TASK STATEMENT
Write out each line of the listing as it stands, without the images.

* BEGIN *

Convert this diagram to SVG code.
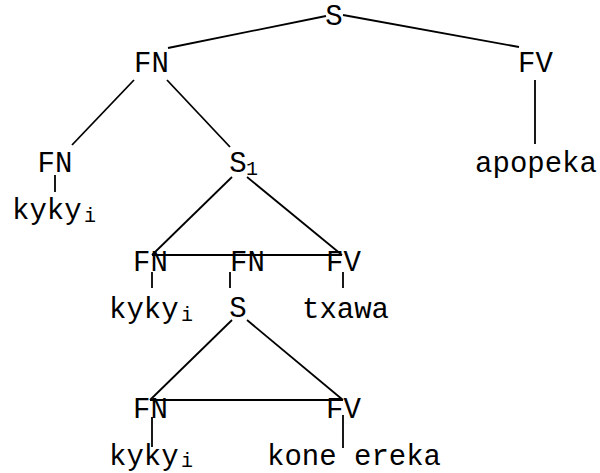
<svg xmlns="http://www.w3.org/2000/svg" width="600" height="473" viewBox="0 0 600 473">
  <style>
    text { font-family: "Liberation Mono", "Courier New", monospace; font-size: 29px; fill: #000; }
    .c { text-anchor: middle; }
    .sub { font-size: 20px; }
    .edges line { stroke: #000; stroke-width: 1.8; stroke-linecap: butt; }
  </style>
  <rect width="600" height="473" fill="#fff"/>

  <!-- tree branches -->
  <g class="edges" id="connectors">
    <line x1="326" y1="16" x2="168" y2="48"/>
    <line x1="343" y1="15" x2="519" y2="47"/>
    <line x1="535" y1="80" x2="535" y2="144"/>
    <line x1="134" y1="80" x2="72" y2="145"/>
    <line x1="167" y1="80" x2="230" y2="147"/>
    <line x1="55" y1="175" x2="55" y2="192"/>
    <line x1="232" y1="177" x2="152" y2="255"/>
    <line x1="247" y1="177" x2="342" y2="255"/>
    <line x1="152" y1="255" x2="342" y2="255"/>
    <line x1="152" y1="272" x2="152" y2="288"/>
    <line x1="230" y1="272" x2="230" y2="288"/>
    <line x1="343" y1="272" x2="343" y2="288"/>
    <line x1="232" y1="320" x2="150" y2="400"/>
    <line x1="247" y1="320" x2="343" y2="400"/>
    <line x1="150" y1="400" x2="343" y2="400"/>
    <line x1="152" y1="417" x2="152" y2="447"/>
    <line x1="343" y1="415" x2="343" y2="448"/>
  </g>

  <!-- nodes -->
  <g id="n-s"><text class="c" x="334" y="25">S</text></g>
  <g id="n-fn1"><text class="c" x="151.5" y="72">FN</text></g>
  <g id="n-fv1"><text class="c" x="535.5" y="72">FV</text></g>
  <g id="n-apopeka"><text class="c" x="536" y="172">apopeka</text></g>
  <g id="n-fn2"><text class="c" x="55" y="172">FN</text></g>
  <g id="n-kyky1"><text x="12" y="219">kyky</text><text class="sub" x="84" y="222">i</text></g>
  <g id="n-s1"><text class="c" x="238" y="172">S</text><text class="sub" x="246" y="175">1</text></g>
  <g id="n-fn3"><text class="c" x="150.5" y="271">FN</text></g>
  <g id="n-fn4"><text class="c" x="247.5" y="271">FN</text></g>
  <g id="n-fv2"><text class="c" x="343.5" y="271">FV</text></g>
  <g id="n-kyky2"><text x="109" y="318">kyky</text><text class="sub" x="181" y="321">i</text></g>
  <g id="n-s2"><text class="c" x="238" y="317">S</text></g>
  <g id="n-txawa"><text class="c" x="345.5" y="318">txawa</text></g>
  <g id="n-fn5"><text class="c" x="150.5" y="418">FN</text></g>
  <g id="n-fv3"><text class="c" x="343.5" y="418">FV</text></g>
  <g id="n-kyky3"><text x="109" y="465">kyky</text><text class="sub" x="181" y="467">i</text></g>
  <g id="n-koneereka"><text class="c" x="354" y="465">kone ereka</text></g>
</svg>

* END *

REPLY
Convert this diagram to SVG code.
<svg xmlns="http://www.w3.org/2000/svg" width="600" height="473" viewBox="0 0 600 473">
  <style>
    text { font-family: "Liberation Mono", "Courier New", monospace; font-size: 29px; fill: #000; }
    .c { text-anchor: middle; }
    .sub { font-size: 20px; }
    .edges line { stroke: #000; stroke-width: 1.8; stroke-linecap: butt; }
  </style>
  <rect width="600" height="473" fill="#fff"/>

  <!-- tree branches -->
  <g class="edges" id="connectors">
    <line x1="326" y1="16" x2="168" y2="48"/>
    <line x1="343" y1="15" x2="519" y2="47"/>
    <line x1="535" y1="80" x2="535" y2="144"/>
    <line x1="134" y1="80" x2="72" y2="145"/>
    <line x1="167" y1="80" x2="230" y2="147"/>
    <line x1="55" y1="175" x2="55" y2="192"/>
    <line x1="232" y1="177" x2="152" y2="255"/>
    <line x1="247" y1="177" x2="342" y2="255"/>
    <line x1="152" y1="255" x2="342" y2="255"/>
    <line x1="152" y1="272" x2="152" y2="288"/>
    <line x1="230" y1="272" x2="230" y2="288"/>
    <line x1="343" y1="272" x2="343" y2="288"/>
    <line x1="232" y1="320" x2="150" y2="400"/>
    <line x1="247" y1="320" x2="343" y2="400"/>
    <line x1="150" y1="400" x2="343" y2="400"/>
    <line x1="152" y1="417" x2="152" y2="447"/>
    <line x1="343" y1="415" x2="343" y2="448"/>
  </g>

  <!-- nodes -->
  <g id="n-s"><text class="c" x="334" y="25">S</text></g>
  <g id="n-fn1"><text class="c" x="151.5" y="72">FN</text></g>
  <g id="n-fv1"><text class="c" x="535.5" y="72">FV</text></g>
  <g id="n-apopeka"><text class="c" x="536" y="172">apopeka</text></g>
  <g id="n-fn2"><text class="c" x="55" y="172">FN</text></g>
  <g id="n-kyky1"><text x="12" y="219">kyky</text><text class="sub" x="84" y="222">i</text></g>
  <g id="n-s1"><text class="c" x="238" y="172">S</text><text class="sub" x="246" y="175">1</text></g>
  <g id="n-fn3"><text class="c" x="150.5" y="271">FN</text></g>
  <g id="n-fn4"><text class="c" x="247.5" y="271">FN</text></g>
  <g id="n-fv2"><text class="c" x="343.5" y="271">FV</text></g>
  <g id="n-kyky2"><text x="109" y="318">kyky</text><text class="sub" x="181" y="321">i</text></g>
  <g id="n-s2"><text class="c" x="238" y="317">S</text></g>
  <g id="n-txawa"><text class="c" x="345.5" y="318">txawa</text></g>
  <g id="n-fn5"><text class="c" x="150.5" y="418">FN</text></g>
  <g id="n-fv3"><text class="c" x="343.5" y="418">FV</text></g>
  <g id="n-kyky3"><text x="109" y="465">kyky</text><text class="sub" x="181" y="467">i</text></g>
  <g id="n-koneereka"><text class="c" x="354" y="465">kone ereka</text></g>
</svg>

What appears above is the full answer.